■ **Exercise description**
Only the lines from the start of the data to the line containing "const legendNames = ['T", both included, should be output, exactly and without pictures.

■ **The data**
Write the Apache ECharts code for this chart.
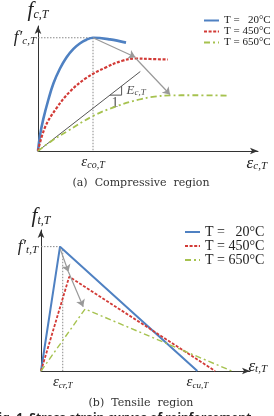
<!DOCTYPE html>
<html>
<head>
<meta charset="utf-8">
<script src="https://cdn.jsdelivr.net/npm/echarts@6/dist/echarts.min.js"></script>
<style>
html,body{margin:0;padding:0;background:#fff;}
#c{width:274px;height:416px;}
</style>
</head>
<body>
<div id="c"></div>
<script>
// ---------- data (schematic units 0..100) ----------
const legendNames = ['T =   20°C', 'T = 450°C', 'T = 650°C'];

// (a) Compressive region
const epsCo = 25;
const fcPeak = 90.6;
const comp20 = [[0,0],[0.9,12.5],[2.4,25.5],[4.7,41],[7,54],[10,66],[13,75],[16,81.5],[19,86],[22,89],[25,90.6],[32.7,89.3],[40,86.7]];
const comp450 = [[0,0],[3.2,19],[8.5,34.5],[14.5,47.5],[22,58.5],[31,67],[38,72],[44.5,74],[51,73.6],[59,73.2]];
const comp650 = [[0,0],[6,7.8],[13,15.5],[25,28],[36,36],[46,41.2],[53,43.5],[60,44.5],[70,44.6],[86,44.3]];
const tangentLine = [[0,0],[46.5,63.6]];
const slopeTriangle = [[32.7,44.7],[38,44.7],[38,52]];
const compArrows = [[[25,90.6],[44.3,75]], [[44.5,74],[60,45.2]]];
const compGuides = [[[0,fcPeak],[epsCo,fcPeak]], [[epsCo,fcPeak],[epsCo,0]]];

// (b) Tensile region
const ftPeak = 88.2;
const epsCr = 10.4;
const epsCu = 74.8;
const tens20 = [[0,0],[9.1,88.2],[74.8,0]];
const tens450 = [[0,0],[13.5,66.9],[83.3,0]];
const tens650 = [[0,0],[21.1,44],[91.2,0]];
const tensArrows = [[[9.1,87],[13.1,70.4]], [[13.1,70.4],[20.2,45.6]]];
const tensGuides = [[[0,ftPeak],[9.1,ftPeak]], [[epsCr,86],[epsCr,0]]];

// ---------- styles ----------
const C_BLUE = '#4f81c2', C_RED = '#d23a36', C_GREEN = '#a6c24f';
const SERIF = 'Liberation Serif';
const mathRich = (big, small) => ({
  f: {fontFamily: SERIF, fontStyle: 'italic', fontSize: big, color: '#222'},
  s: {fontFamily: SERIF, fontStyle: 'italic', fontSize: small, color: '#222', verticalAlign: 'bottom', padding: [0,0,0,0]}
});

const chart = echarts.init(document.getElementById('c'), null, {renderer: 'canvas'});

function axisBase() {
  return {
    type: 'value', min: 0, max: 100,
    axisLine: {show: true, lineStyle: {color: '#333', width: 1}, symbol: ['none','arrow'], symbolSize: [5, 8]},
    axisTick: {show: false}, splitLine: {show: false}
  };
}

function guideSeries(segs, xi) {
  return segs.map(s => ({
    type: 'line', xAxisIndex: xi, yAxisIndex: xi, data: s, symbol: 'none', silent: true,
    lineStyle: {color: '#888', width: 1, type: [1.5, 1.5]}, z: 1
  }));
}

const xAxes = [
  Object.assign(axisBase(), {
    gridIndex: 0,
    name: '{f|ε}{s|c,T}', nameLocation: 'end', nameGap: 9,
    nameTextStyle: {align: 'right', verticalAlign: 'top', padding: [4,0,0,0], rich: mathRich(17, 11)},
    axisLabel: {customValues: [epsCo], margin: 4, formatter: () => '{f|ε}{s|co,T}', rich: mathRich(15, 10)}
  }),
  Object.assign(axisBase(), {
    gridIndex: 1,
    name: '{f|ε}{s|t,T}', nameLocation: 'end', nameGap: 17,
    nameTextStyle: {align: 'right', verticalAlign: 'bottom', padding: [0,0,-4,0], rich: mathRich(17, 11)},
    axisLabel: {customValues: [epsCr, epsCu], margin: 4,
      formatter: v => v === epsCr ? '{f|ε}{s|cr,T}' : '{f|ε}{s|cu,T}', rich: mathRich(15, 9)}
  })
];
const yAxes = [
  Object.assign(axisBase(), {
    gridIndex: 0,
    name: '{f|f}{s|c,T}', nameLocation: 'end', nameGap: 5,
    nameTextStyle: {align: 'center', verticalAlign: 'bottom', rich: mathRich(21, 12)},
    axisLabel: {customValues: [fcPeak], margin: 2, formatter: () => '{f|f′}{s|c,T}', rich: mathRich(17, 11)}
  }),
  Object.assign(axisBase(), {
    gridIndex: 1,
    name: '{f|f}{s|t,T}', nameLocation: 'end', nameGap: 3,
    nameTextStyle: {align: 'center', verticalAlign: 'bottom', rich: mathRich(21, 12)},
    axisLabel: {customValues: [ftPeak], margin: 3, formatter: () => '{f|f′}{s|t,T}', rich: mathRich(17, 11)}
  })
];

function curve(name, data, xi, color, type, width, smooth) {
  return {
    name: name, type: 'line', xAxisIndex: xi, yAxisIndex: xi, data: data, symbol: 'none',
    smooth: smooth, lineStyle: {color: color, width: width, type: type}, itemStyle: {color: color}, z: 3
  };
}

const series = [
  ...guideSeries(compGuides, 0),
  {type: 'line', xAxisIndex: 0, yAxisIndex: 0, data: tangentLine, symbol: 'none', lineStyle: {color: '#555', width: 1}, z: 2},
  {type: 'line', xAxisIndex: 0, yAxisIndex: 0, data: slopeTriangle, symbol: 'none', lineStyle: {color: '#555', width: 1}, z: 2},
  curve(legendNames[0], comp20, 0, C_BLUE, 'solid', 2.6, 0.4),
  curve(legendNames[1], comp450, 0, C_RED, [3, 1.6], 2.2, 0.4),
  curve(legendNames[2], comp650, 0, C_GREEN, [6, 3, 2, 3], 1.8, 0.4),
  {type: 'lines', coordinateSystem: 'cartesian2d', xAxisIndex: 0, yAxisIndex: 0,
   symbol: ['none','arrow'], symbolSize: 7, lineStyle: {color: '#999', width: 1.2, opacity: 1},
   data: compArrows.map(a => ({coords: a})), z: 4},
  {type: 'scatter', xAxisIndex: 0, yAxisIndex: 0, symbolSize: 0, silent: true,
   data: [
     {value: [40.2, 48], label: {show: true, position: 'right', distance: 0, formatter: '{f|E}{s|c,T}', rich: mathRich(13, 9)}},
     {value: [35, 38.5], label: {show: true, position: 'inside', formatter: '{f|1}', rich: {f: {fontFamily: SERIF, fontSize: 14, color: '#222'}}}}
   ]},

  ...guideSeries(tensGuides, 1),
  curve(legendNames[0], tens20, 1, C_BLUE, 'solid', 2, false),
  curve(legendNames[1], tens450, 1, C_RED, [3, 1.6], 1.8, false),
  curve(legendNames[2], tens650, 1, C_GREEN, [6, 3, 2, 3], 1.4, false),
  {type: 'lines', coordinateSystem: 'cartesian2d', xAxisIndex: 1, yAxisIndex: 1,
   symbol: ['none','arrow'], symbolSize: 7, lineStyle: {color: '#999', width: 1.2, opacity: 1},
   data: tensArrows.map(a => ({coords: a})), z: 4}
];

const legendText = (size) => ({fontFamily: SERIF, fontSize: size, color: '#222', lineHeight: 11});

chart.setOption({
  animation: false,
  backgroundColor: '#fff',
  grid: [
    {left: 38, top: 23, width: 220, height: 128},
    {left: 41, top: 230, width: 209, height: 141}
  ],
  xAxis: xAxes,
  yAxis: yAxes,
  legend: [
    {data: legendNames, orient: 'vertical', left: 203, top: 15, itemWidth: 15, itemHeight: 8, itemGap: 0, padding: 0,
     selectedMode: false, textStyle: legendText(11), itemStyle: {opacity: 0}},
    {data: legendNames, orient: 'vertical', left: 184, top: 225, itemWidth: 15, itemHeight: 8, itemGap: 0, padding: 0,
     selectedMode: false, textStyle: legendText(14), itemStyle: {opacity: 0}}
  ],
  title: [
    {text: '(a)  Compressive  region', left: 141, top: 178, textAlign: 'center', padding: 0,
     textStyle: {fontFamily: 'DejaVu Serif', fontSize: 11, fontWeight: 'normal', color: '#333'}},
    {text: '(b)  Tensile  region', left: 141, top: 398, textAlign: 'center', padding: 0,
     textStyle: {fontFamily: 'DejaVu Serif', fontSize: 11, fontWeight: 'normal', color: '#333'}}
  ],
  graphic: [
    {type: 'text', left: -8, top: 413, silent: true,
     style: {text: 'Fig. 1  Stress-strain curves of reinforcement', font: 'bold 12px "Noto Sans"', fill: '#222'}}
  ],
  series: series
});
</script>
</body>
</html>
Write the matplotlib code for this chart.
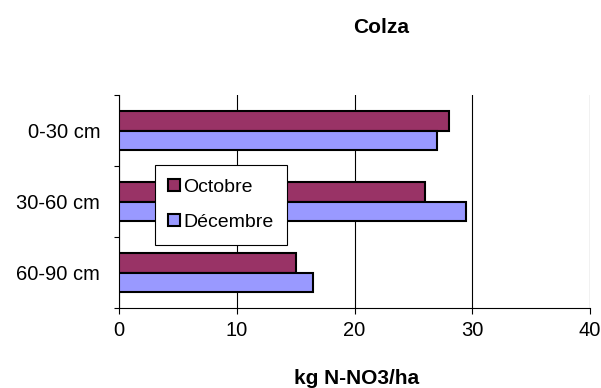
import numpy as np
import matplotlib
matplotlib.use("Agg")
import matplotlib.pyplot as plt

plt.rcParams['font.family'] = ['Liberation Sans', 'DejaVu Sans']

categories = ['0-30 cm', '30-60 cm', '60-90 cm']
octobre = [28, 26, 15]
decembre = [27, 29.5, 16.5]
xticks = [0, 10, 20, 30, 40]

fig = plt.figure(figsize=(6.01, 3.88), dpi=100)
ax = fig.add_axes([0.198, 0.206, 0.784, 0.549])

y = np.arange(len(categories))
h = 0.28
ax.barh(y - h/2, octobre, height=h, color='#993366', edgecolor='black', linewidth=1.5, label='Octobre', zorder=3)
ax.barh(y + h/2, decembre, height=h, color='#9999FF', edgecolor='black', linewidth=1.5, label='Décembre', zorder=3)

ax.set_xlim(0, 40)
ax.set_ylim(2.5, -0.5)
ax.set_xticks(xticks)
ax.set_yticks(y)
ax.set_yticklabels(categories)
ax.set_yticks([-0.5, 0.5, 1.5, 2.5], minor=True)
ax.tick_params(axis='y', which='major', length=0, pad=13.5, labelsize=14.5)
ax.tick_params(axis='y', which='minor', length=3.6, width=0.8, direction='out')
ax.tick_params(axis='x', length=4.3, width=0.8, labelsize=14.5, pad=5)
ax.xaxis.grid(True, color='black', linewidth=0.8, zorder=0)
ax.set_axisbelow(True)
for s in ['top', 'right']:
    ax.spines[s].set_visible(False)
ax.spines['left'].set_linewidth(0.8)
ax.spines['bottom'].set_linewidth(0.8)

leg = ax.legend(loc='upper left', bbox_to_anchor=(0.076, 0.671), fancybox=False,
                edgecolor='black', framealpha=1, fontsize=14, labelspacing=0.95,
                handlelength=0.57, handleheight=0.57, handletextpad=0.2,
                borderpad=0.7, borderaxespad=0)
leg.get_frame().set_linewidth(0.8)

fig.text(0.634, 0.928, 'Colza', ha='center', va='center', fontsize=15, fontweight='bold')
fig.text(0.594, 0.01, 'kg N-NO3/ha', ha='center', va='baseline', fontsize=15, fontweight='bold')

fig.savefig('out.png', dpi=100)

■ **Response to the task**
Write the Apache ECharts code for this chart.
<!DOCTYPE html>
<html>
<head>
<meta charset="utf-8">
<script src="https://cdn.jsdelivr.net/npm/echarts@6/dist/echarts.min.js"></script>
<style>
html,body{margin:0;padding:0;background:#fff;}
#c{width:274px;height:416px;}
</style>
</head>
<body>
<div id="c"></div>
<script>
// ---------- data (schematic units 0..100) ----------
const legendNames = ['T =   20°C', 'T = 450°C', 'T = 650°C'];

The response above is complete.